Researchers did transplant the progenitor cells into the hearts of specially bred mice and found the implanted cells grew into the different cell types and seemed to improve the function of the rodents' hearts.

Other researchers have coaxed heart cells to grow from human embryonic stem cells, which have the ability to grow infinitely and become any tissue type in the body. But numbers have not been highlighted in previous efforts, in which the cultures might also be contaminated by other cell types.

The concern, Dr. Keller explained, is that any implant that contains a "lingering stem cell ... could form a teratoma tumour in transplant." Teratoma tumours are growths that contain various tissue types, such as hair, teeth and bone.

While Dr. Keller stopped short of saying their cultures are "purified" heart cells, he said researchers could not detect any contaminating cells in their cultures and that they appear to be "highly, highly enriched" with cardiac cells alone.

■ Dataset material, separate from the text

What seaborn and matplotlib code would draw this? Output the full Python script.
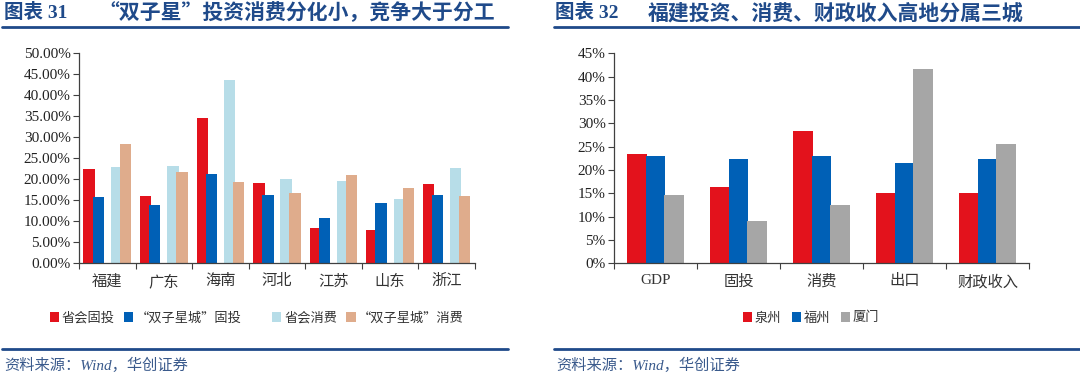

"By capturing this progenitor we have ensured that we can pretty much get the same product at the end of the day."

Mick Bhatia, scientific director of the McMaster Stem Cell and Cancer Research Institute in Hamilton, said the report is significant because it describes for the first time the exact route, "the stop signs and signals" an embryonic stem cell takes to become a cardiac cell and the steps needed to direct it.

"It's helpful as we start thinking about using these cells toward therapies," Dr. Bhatia said. "We still don't know if that's going to give us what we want - which is to regenerate a heart in a human - but it is a step in the right direction."

The research team identified the progenitor cell by a protein marker, known as KDR, on the surface of the cells after they had been exposed to a sequence of particular growth factors, or proteins. Once the progenitors were identified, Dr. Keller said it took about five or six days for them to grow into the three types of mature heart cells in a special culture.

While the method produces high numbers of heart cells, he said it would still have to be "scaled up" from a Petri dish to generate enough heart cells for a tissue graft implant of some kind, he said.

The team relied on human embryonic stem cell lines from Singapore and the U.S. to do the work. Research on human embryonic stem cells remains controversial because, generally, embryos must be destroyed to harvest the cells.

But Dr. Keller noted that the cell lines used in the experiment were approved by both Canada's Stem Cell Oversight Committee and the U.S. National Institutes of Health.

However, Dr. Keller said efforts are now under way to reproduce their results with "reprogrammed" stem cells. Scientists from the U.S. and Japan announced last fall that they had managed to "reprogram" ordinary human cells to behave like embryonic stem cells with the addition of four genes.

Research into the potential and safety of the reprogrammed cells is ongoing. But they are considered ethically acceptable in contrast to stem cells from human embryos, and more valuable for medical treatments. This is because a cell could be taken from a patient, reprogrammed and, theoretically, used to produce a stem cell therapy or tissue transplant that would perfectly match the cells of the patient in need.

"The important test will be whether the reprogrammed cells will behave the same way [in producing the heart progenitor cells]" Dr. Keller said.